Si dice che Carlo Cottarelli abbia poche chance di diventare un premier legittimato dalla fiducia del Parlamento. Si vedrà. Ha invece chance sicure di essere un premier importante: anche se il suo mandato durasse pochi mesi.
La prima opportunità è una responsabilità pesante e urgente: governare un Paese il cui spread sovrano, ieri, è di nuovo balzato a oltre la metà dei 575 punti dell'”orribile” autunno 2011. Sempre ieri, tuttavia, il governatore della Banca d’Italia, Ignazio Visco, nelle sue Considerazioni annuali, ha detto che lo spread italiano votato dai mercati “non ha giustificazione”, una volta confermata la scelta dell’Italia di appartenere all’Eurozona. Toccherà a Cottarelli e alla sua compagine di ministri tecnici convincere nuovamente la Ue e i mercati che il secondo sistema manifatturiero d’Europa non può essere, non è affatto un Paese “fallito”.
L’Italia resta d’altronde il Paese della Ue a più alto debito relativo dopo la Grecia. Ed è un Paese fra i più problematici anche nella fiscalità corrente, assillata dal mix di evasione e pressione eccessiva e da flussi di spesa rigidi e inefficienti. Su questo secondo versante Cottarelli ha già lavorato come commissario governativo alla spending review (raccontò la sua esperienza anche al Meeting di Rimini 2015).
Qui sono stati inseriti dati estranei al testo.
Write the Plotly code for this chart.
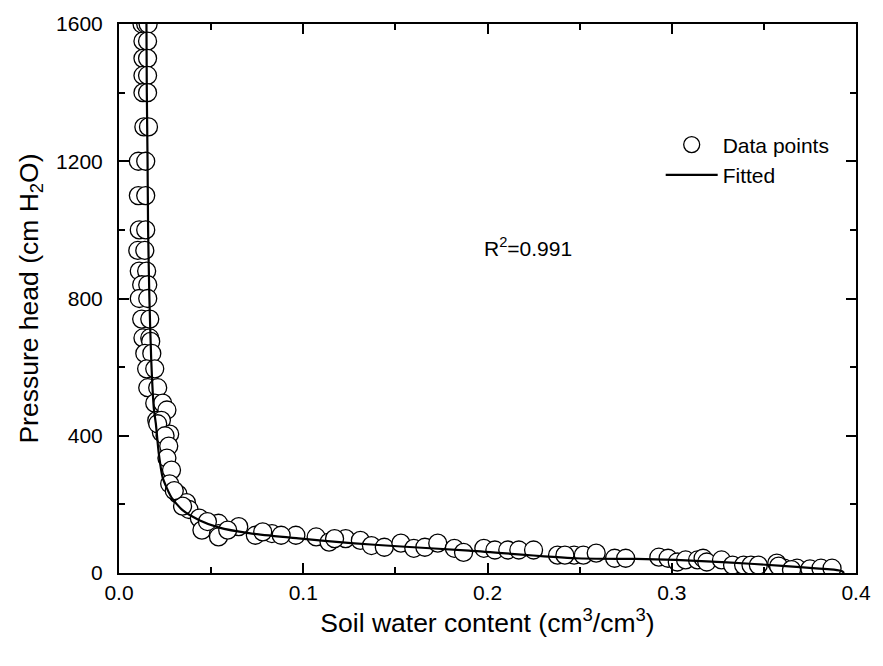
import plotly.graph_objects as go

# Measured retention data: volumetric water content (cm3/cm3) and pressure head (cm H2O)
theta_obs = [
    0.0125, 0.0145, 0.0158, 0.0130, 0.0155, 0.0130, 0.0155, 0.0130, 0.0155,
    0.0130, 0.0155, 0.0135, 0.0160, 0.0105, 0.0145, 0.0105, 0.0145, 0.0110,
    0.0145, 0.0102, 0.0140, 0.0110, 0.0150, 0.0123, 0.0156, 0.0110, 0.0156,
    0.0123, 0.0167, 0.0130, 0.0167, 0.0172, 0.0140, 0.0178, 0.0150, 0.0194,
    0.0156, 0.0210, 0.0194, 0.0237, 0.0260, 0.0205, 0.0230, 0.0230, 0.0275,
    0.0210, 0.0250, 0.0270, 0.0260, 0.0285, 0.0275, 0.0320, 0.0366, 0.0380,
    0.0436, 0.0450, 0.0540, 0.0540, 0.0540, 0.0650, 0.0740, 0.0830, 0.0960,
    0.1070, 0.1140, 0.1230, 0.1310, 0.1370, 0.1440, 0.1530, 0.1600, 0.1660,
    0.1730, 0.1820, 0.1870, 0.1980, 0.2040, 0.2110, 0.2170, 0.2250, 0.2380,
    0.2470, 0.2520, 0.2590, 0.2690, 0.2750, 0.2930, 0.2980, 0.3030, 0.3075,
    0.3140, 0.3170, 0.3190, 0.3270, 0.3330, 0.3390, 0.3430, 0.3470, 0.3570,
    0.3610, 0.3680, 0.3750, 0.3810, 0.3870, 0.0590, 0.0880, 0.1170, 0.0780,
    0.0480, 0.0345, 0.0300, 0.2420, 0.3580, 0.3650,
]
head_obs = [
    1600, 1600, 1600, 1550, 1550, 1500, 1500, 1450, 1450,
    1400, 1400, 1300, 1300, 1200, 1200, 1100, 1100, 1000,
    1000, 940, 940, 880, 880, 840, 840, 800, 800,
    740, 740, 685, 685, 675, 640, 640, 595, 595,
    540, 540, 495, 495, 475, 445, 445, 410, 405,
    435, 400, 370, 335, 300, 260, 230, 205, 185,
    160, 125, 145, 115, 105, 135, 110, 115, 110,
    105, 90, 100, 95, 80, 75, 87, 72, 75,
    87, 72, 60, 72, 67, 67, 67, 67, 52,
    52, 52, 58, 43, 43, 46, 43, 32, 38,
    38, 43, 32, 38, 23, 23, 23, 23, 29,
    14, 14, 12, 14, 14, 125, 110, 100, 120,
    150, 195, 240, 52, 20, 10,
]

# Fitted retention curve traced as (theta, h) pairs
theta_fit = [0.0149, 0.0151, 0.0155, 0.0158, 0.0165, 0.0175, 0.0189, 0.0200,
             0.0216, 0.0237, 0.0285, 0.0345, 0.0436, 0.0540, 0.0705, 0.0974,
             0.1260, 0.1510, 0.1900, 0.2480, 0.2805, 0.3020, 0.3300, 0.3600,
             0.3800, 0.3880, 0.3925, 0.3935]
head_fit = [1600, 1400, 1200, 1000, 800, 620, 480, 435,
            348, 278, 220, 183, 154, 133, 116, 101,
            87, 78, 65, 43, 41, 38, 31, 21,
            13, 10, 5, 0]

r2_text = "R<sup>2</sup>=0.991"

font_family = "Liberation Sans, Arial, sans-serif"

fig = go.Figure()
fig.add_trace(go.Scatter(
    x=theta_obs, y=head_obs, mode="markers", name="Data points",
    marker=dict(symbol="circle", size=18, color="white",
                line=dict(color="black", width=1.3)),
))
fig.add_trace(go.Scatter(
    x=theta_fit, y=head_fit, mode="lines", name="Fitted",
    line=dict(color="black", width=2.2, shape="spline", smoothing=0.6),
))

fig.add_annotation(x=0.222, y=950, xref="x", yref="y", text=r2_text,
                   showarrow=False, font=dict(size=21, color="black"))

axis_common = dict(
    showline=True, linecolor="black", linewidth=2, mirror="ticks",
    ticks="inside", ticklen=10, tickwidth=2, tickcolor="black",
    showgrid=False, zeroline=False,
    tickfont=dict(size=21, color="black", family=font_family),
)

fig.update_xaxes(
    range=[0, 0.4], dtick=0.1, tickformat=".1f",
    minor=dict(ticks="inside", ticklen=6, tickwidth=2, tickcolor="black", dtick=0.05),
    title=dict(text="Soil water content (cm<sup>3</sup>/cm<sup>3</sup>)",
               font=dict(size=26.5, color="black", family=font_family), standoff=0),
    ticklabelstandoff=0,
    **axis_common,
)
fig.update_yaxes(
    range=[0, 1600], dtick=400,
    minor=dict(ticks="inside", ticklen=6, tickwidth=2, tickcolor="black", dtick=200),
    title=dict(text="Pressure head (cm H<sub>2</sub>O)",
               font=dict(size=26.5, color="black", family=font_family), standoff=10),
    ticklabelstandoff=10,
    **axis_common,
)

fig.update_layout(
    width=883, height=666,
    margin=dict(l=119, r=21, t=21, b=93),
    paper_bgcolor="white", plot_bgcolor="white",
    font=dict(family=font_family, color="black"),
    showlegend=True,
    legend=dict(x=0.735, y=0.817, xanchor="left", yanchor="top",
                bgcolor="rgba(0,0,0,0)", font=dict(size=21, color="black"),
                itemwidth=52, tracegroupgap=0),
)

fig.write_html("out.html")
Un’analisi gemella del debito pubblico a quota 130 e delle possibili misure risolutive avrebbe dovuto impegnare Cottarelli in una possibile fase due del suo incarico di commissario. E’ rimasto comunque un libro.
Ecco: il premier incaricato ha oggi la possibilità unica di riscrivere le sue raccomandazioni aggiornate su finanza pubblica, crescita, futuro dell’Italia nell’euro. Lo può fare dalla massima tribuna istituzionale del potere esecutivo; lo può fare redigendo strumenti portanti della politica nazionale e Ue come il Def o la legge di stabilità 2019. Più la sua “ordinaria amministrazione” saprà essere anche una “sessione straordinaria” di educazione politico-culturale per un Paese al bivio, un momento di preparazione seria al nuovo voto, più Cottarelli meriterà di essere ricordato fra i grandi primi ministri della Repubblica e dell’Italia unita. Più sarà giustificata, fra l’altro, la responsabilità istituzionale che il presidente della Repubblica si è assunto in prima persona, ritenendo che un governo M5S-Lega con Paolo Savona al Mef segnasse un passaggio di irrazionalità civile: una semplice e pericolosa reazione a una crisi italiana ed europea che pure va affrontata e risolta. Certamente non come vorrebbero i tecnocrati conservatori di Bruxelles, ma neppure come tentano di improvvisare i moderni mein kampf di politica monetaria.